Hoffman was still early in his career but had already shown he was a powerful force, employing the ‘method’ school of acting he simply became his characters which could, at times, be very trying for his fellow actors and more often than not a nuisance for his directors – but the performances were second to none. At thirty eight during the time of filming, Hoffman was way too old to be considered as a graduate student, however by toning himself and his performance, we have no hesitation in accepting him in the role. In the beginning his fresh face hides the turmoil behind the eyes, but once his life starts spiralling out of control a hitherto untold strength begins to surface and we ride alongside him as he seeks the answers to what is happening to him.
So we know much about our protagonist. But what of our antagonist? He is Dr. Christian Szell, an ex-Nazi war criminal who is working with the CIA to bring other criminals to justice. Szell is played with utter relish by veteran Shakespearian actor Laurence Olivier who puts in such a subtle, nuanced and evil characterisation that it garnered him an Academy Award nomination. And boy is it something to behold – he simply personifies evil and has done more to dissuade people from going to the dentist than any other person, ever! The calm and calculated coldness of the man as he exacts his terrible torture is palpable. Even when the tables are turned there is still that menace behind the eyes. So we have, in these two actors, a clashing of the old style ‘acting’ and the new style ‘method’ and both bring about believable performances. And what of the famous “Why not try acting, dear boy” line spoken by Olivier to Hoffman after he came on set after spending the night awake to play Babe who had been up all night? Seems to be a myth.
And it is not just these two heavyweights that hold up the acting side of the story. Roy Scheider is simply excellent as Doc, showing a flawed character trying to make the best in a world he is only just prepared for. Marthe Keller convinces as both the loving girlfriend and the turncoat often in the same scene. And stalwart William Devane plays it perfectly straight all the way through, his good guy image allowing for a perfect twist that comes like a bolt out of the blue.

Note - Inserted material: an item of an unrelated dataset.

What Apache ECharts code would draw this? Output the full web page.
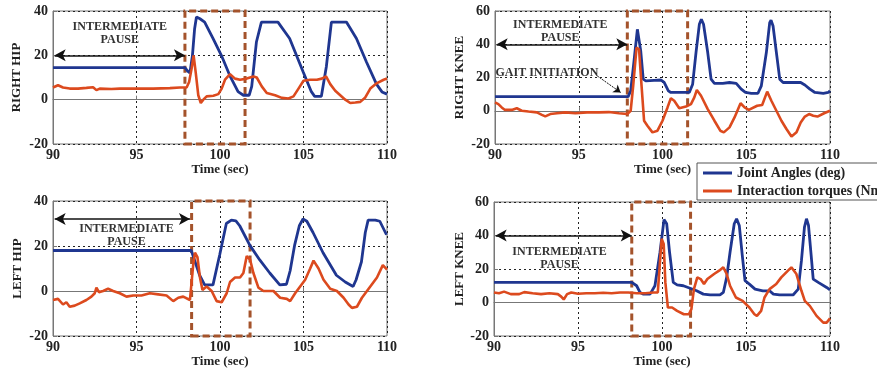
<!DOCTYPE html>
<html lang="en">

<head>
    <meta charset="UTF-8">
    <title>Joint angles and interaction torques</title>
    <script src="https://cdn.jsdelivr.net/npm/echarts@6/dist/echarts.min.js"></script>
    <style>
        body { margin: 0; background: #fff; }
        #main { width: 877px; height: 369px; }
    </style>
</head>

<body>
    <div id="main"></div>
    <script>
        // [time (sec), value] pairs
        var rightHipAngle = [[90,14.5],[97.9,14.5],[98.05,13],[98.2,12],[98.35,20],[98.48,32],[98.59,37.3],[98.8,36.5],[99.08,35],[99.58,27.6],[100.08,20],[100.58,11],[101.08,3.6],[101.4,2],[101.75,2],[101.9,6],[102.18,26],[102.48,35],[103.0,35],[103.47,35],[104.17,27.6],[104.97,12.7],[105.47,3.6],[105.67,1.5],[106.07,1.5],[106.37,15],[106.67,35],[107.1,35],[107.57,35],[108.17,27.6],[108.77,17],[109.37,7],[109.7,3.5],[110,2.5]];
        var rightHipTorque = [[90,5.5],[90.3,6.5],[90.6,5.5],[91,5],[91.5,5],[92,5.3],[92.4,5.6],[92.6,4.3],[92.8,5],[93.5,4.8],[94,5],[95,5],[96,5],[97,5.2],[97.6,5.5],[98.0,5.5],[98.15,8],[98.3,14],[98.42,20],[98.55,12],[98.7,2],[98.85,-1.5],[99.0,0],[99.2,1.5],[99.6,1.8],[99.9,2.5],[100.1,5],[100.3,9],[100.6,11.5],[100.9,9.5],[101.2,9],[101.6,9.5],[102.0,10.5],[102.2,10],[102.5,6],[102.8,3],[103.3,2],[103.7,0.8],[104.1,0.5],[104.4,1.5],[104.7,5],[105.0,8.5],[105.4,9],[105.8,9],[106.1,9.5],[106.35,10.5],[106.6,7],[106.9,4],[107.2,2],[107.5,0],[107.8,-1.5],[108.1,-1.3],[108.4,-1],[108.7,1],[109.0,5],[109.4,7.5],[109.8,9],[110,9.5]];

        var rightKneeAngle = [[90,8.5],[97.95,8.5],[98.1,12],[98.3,30],[98.5,49],[98.58,50],[98.7,36],[98.85,19],[99.0,18],[99.5,18.3],[99.9,18.5],[100.1,17],[100.35,12],[100.5,11],[101.0,11],[101.6,11],[101.8,16],[102.0,35],[102.2,52],[102.32,55],[102.45,52],[102.7,35],[102.9,19],[103.1,16.5],[103.6,16.5],[104.0,17],[104.4,16.5],[104.7,13],[104.95,11],[105.3,10.5],[105.7,10.5],[105.9,15],[106.2,35],[106.4,53],[106.48,54.5],[106.6,51],[106.8,35],[107.0,19],[107.2,17],[107.8,17],[108.25,17],[108.5,15.5],[108.8,13],[109.1,11],[109.6,10.5],[109.9,11],[110,12]];
        var rightKneeTorque = [[90,5],[90.2,4],[90.4,2],[90.6,0.5],[91.0,0.5],[91.3,1.5],[91.6,0],[92.0,-0.5],[92.5,-1],[92.8,-2.5],[93.0,-3.4],[93.3,-2],[93.7,-1.5],[94.2,-1],[94.8,-1.5],[95.5,-1],[96.2,-1],[96.8,-0.8],[97.4,-1.5],[97.9,-2],[98.1,0],[98.25,15],[98.45,38],[98.6,37],[98.75,15],[98.9,-6],[99.1,-9],[99.4,-13],[99.7,-12],[100.0,-6],[100.3,2],[100.5,7.5],[100.7,6],[101.0,1.5],[101.4,2.5],[101.7,4],[101.9,8],[102.05,12.5],[102.3,9],[102.7,1],[103.1,-6],[103.45,-12],[103.66,-13],[104.0,-10],[104.3,-4],[104.66,4.5],[104.9,2],[105.15,0.5],[105.65,3],[105.95,3.5],[106.25,11.5],[106.5,6],[106.8,0],[107.1,-6],[107.4,-11],[107.7,-15.5],[108.0,-13],[108.25,-7],[108.5,-3.5],[108.75,-2],[109.0,-3],[109.25,-3.5],[109.65,-1.5],[110,0]];

        var leftHipAngle = [[90,18],[98.28,18],[98.38,17.5],[98.78,7],[99.08,2.7],[99.58,2.7],[99.98,16],[100.38,30],[100.68,31.5],[100.95,31.2],[101.18,29],[101.78,20.4],[102.38,13.8],[102.98,8],[103.58,2.7],[103.98,3],[104.2,9],[104.47,20.4],[104.75,29],[104.97,32],[105.2,31],[105.57,26],[106.17,17],[106.97,7],[107.5,4],[107.97,2],[108.15,5],[108.47,13],[108.7,26],[108.87,31.5],[109.3,31.5],[109.57,31],[109.97,25]];
        var leftHipTorque = [[90,-4],[90.3,-3.5],[90.6,-6],[90.8,-5],[91.0,-7],[91.3,-6.5],[91.6,-5.5],[92.0,-4],[92.3,-2.5],[92.5,-1],[92.6,1.5],[92.75,-0.5],[93.0,0],[93.3,1],[93.6,0],[94.0,-1],[94.4,-2.5],[94.8,-2],[95.3,-2],[95.8,-1],[96.3,-1.5],[96.8,-2],[97.2,-4.5],[97.5,-3],[97.8,-2.5],[98.2,-4],[98.3,-4],[98.4,12],[98.5,17],[98.65,15],[98.8,6],[98.95,0.5],[99.2,2],[99.5,0],[99.8,-4.5],[100.1,-5],[100.4,-1],[100.6,4],[100.9,6],[101.2,6],[101.4,8],[101.6,15.5],[101.8,14],[102.0,8],[102.3,1.5],[102.6,0],[103.2,0],[103.6,-3],[104.0,-3.5],[104.2,-4.5],[104.5,-1],[104.8,2],[105.1,5],[105.4,10],[105.6,13.5],[105.9,10],[106.2,5],[106.6,1],[107.0,0],[107.4,-3],[107.7,-6],[107.9,-7.5],[108.2,-7],[108.5,-3],[108.8,0],[109.1,3],[109.4,6],[109.75,11.5],[109.85,11],[110,9.5]];

        var leftKneeAngle = [[90,12],[98.2,12],[98.49,10],[98.69,6],[98.9,5],[99.29,5],[99.58,10],[99.88,30],[100.12,49.5],[100.28,47],[100.45,30],[100.67,12],[100.9,10.5],[101.27,10],[101.67,8.5],[102.06,7],[102.46,5],[102.86,4.5],[103.45,4.5],[103.65,6],[103.85,15],[104.05,30],[104.3,47],[104.44,50],[104.6,46],[104.78,28],[104.94,13],[105.2,11],[105.54,8],[106.0,7],[106.4,7],[106.63,5],[107.0,4.5],[107.8,4.5],[108.11,8],[108.3,25],[108.48,45],[108.6,50],[108.72,46],[108.88,28],[109.0,14],[109.3,12],[109.8,9],[110,7.5]];
        var leftKneeTorque = [[90,6],[90.3,5.5],[90.6,6.5],[91.0,5],[91.5,5],[91.8,6.2],[92.3,5.5],[92.8,5],[93.3,5.5],[93.8,5],[94.0,3.5],[94.15,1.8],[94.35,5],[94.6,6],[95.0,5.2],[95.5,5.5],[96.0,5.5],[96.5,5.8],[97.0,5.5],[97.5,6],[98.0,6],[98.5,5.5],[99.0,5.5],[99.5,6],[99.75,6],[99.85,20],[99.98,38],[100.1,35],[100.2,12],[100.35,-3],[100.6,-3],[100.9,-5],[101.3,-7],[101.6,-7],[101.75,-4],[101.9,8],[102.1,15],[102.3,14],[102.5,11],[102.7,14],[103.1,17],[103.4,19],[103.65,21],[103.85,17],[104.05,10],[104.4,3],[104.8,1],[105.2,-3],[105.5,-7],[105.65,-8],[105.9,-5],[106.1,3],[106.4,8],[106.8,11],[107.1,15],[107.5,19],[107.7,21],[108.0,17],[108.3,7],[108.5,1],[108.8,-2],[109.2,-8],[109.6,-12],[109.8,-12],[110,-9.5]];

        // tick labels / ranges
        var xTicks = [90, 95, 100, 105, 110];
        var hipTicks = [-20, 0, 20, 40];
        var kneeTicks = [-20, 0, 20, 40, 60];

        // dashed window [start, end] and pause arrow level
        var windows = [[97.9, 101.5], [97.9, 101.5], [98.3, 101.8], [98.2, 101.7]];
        var pauseEnd = [97.9, 97.9, 98.2, 98.2];
        var pauseLevel = [20, 40, 32, 40];

        var BLUE = '#1f3690';
        var RED = '#dc4a1e';
        var BOX = '#a4532b';
        var FONT = '"Liberation Serif", "DejaVu Serif", serif';

        var panels = [
            { name: 'RIGHT HIP', angle: rightHipAngle, torque: rightHipTorque, ticks: hipTicks,
              grid: { left: 53, top: 11, width: 334, height: 133 }, nameGap: 30, textAt: [94, 29.8] },
            { name: 'RIGHT KNEE', angle: rightKneeAngle, torque: rightKneeTorque, ticks: kneeTicks,
              grid: { left: 495, top: 11, width: 335, height: 133 }, nameGap: 29, textAt: [93.9, 47.8] },
            { name: 'LEFT HIP', angle: leftHipAngle, torque: leftHipTorque, ticks: hipTicks,
              grid: { left: 53, top: 201, width: 334, height: 135 }, nameGap: 29, textAt: [94.4, 24.8] },
            { name: 'LEFT KNEE', angle: leftKneeAngle, torque: leftKneeTorque, ticks: kneeTicks,
              grid: { left: 494, top: 202, width: 336, height: 134 }, nameGap: 26, textAt: [93.9, 26.5] }
        ];

        var grids = [], xAxes = [], yAxes = [], series = [];
        var labelFont = { fontFamily: FONT, fontWeight: 'bold', fontSize: 14, color: '#222' };

        panels.forEach(function (p, i) {
            grids.push(Object.assign({ show: true, borderColor: '#777', borderWidth: 1, backgroundColor: '#fff' }, p.grid));
            xAxes.push({
                gridIndex: i, type: 'value', min: xTicks[0], max: xTicks[xTicks.length - 1], interval: 5,
                name: 'Time (sec)', nameLocation: 'middle', nameGap: 18,
                nameTextStyle: { fontFamily: FONT, fontWeight: 'bold', fontSize: 13, color: '#222' },
                axisLine: { show: true, lineStyle: { color: '#777' } },
                axisTick: { inside: true, length: 4, lineStyle: { color: '#777' } },
                axisLabel: Object.assign({ margin: 4 }, labelFont),
                splitLine: { show: true, lineStyle: { type: [2, 3], color: '#222', width: 1 } }
            });
            yAxes.push({
                gridIndex: i, type: 'value', min: p.ticks[0], max: p.ticks[p.ticks.length - 1], interval: 20,
                name: p.name, nameLocation: 'middle', nameGap: p.nameGap, nameRotate: 90,
                nameTextStyle: { fontFamily: FONT, fontWeight: 'bold', fontSize: 13, color: '#222' },
                axisLine: { show: true, lineStyle: { color: '#777' } },
                axisTick: { inside: true, length: 4, lineStyle: { color: '#777' } },
                axisLabel: Object.assign({ margin: 5 }, labelFont),
                splitLine: { show: true, lineStyle: { type: [2, 3], color: '#222', width: 1 } }
            });

            var marks = {
                markArea: {
                    silent: true,
                    itemStyle: { color: 'rgba(0,0,0,0)', borderColor: BOX, borderWidth: 3, borderType: [7, 4] },
                    data: [[{ xAxis: windows[i][0], yAxis: p.ticks[0] }, { xAxis: windows[i][1], yAxis: p.ticks[p.ticks.length - 1] }]]
                },
                markLine: {
                    silent: true, animation: false,
                    symbol: ['arrow', 'arrow'], symbolSize: [9, 11],
                    label: { show: false },
                    lineStyle: { color: '#111', width: 1.6, type: 'solid' },
                    data: [[{ coord: [90.1, pauseLevel[i]] }, { coord: [pauseEnd[i], pauseLevel[i]] }]]
                }
            };
            if (i === 1) {
                marks.markLine.data.push([
                    { coord: [96.1, 21], symbol: 'none', lineStyle: { width: 1, type: [2, 1] } },
                    { coord: [97.5, 11], symbol: 'arrow', symbolSize: 7, lineStyle: { width: 1, type: [2, 1] } }
                ]);
            }

            series.push(Object.assign({
                name: 'Joint Angles (deg)', type: 'line', xAxisIndex: i, yAxisIndex: i,
                data: p.angle, showSymbol: false, symbol: 'none', color: BLUE,
                lineStyle: { width: 2.8, color: BLUE }, animation: false
            }, marks));

            var notes = [{ coord: p.textAt, value: 'INTERMEDIATE\nPAUSE' }];
            if (i === 1) notes.push({ coord: [93.1, 23], value: 'GAIT INITIATION' });
            series.push({
                name: 'Interaction torques (Nm)', type: 'line', xAxisIndex: i, yAxisIndex: i,
                data: p.torque, showSymbol: false, symbol: 'none', color: RED,
                lineStyle: { width: 2.6, color: RED }, animation: false,
                markPoint: {
                    silent: true, symbol: 'circle', symbolSize: 1,
                    itemStyle: { color: 'rgba(0,0,0,0)' },
                    label: {
                        show: true, position: 'inside', formatter: '{c}',
                        fontFamily: FONT, fontWeight: 'bold', fontSize: 12, lineHeight: 13, color: '#333'
                    },
                    data: notes
                }
            });
        });

        var myChart = echarts.init(document.getElementById('main'));
        var option = {
            backgroundColor: '#fff',
            animation: false,
            grid: grids,
            xAxis: xAxes,
            yAxis: yAxes,
            legend: {
                orient: 'vertical', left: 697, top: 163,
                data: ['Joint Angles (deg)', 'Interaction torques (Nm)'],
                icon: 'rect', itemWidth: 29, itemHeight: 3, itemGap: 4,
                padding: [3, 40, 2, 6],
                borderColor: '#555', borderWidth: 1, backgroundColor: '#fff',
                textStyle: { fontFamily: FONT, fontWeight: 'bold', fontSize: 14, color: '#222' }
            },
            series: series
        };
        myChart.setOption(option);
    </script>
</body>

</html>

The final act of the film has a much faster pace pushing on the sense of urgency for both Szell trying to recover his wares and Babe seeking a way out. And whilst Goldman was not happy about the ending being changed from the source novel (Babe shoots Szell in the park where he was mugged and is then led away by the police) the one chosen has as much prominence and redemption. The standoff between Szell and Babe in the water treatment plant is rich with undercurrents and metaphor. Babe is able to face his accusor (in both his childhood and his current situation) and whilst he many not actually pull the trigger he most certainly figuratively does and it is this that allows him the redemption he needs to put his demons to rest and finally bathe in the sunlight outside of his father’s shadow and childhood angst. The removal from sight of the weapon – the symbol of oppression that has been holding him down – is a beacon of light that liberates him so that he no longer runs to ‘escape’ but runs for freedom.
Marathon Man remains a firm favourite for many people as there is so much going on under the surface. Each viewing brings out more hidden meaning and there is a cathartic ease when Babe is released, something that the audience can latch on to – not so much winning out over the bad guys, but more about being released. It has won and continues to win many fans. Recommended.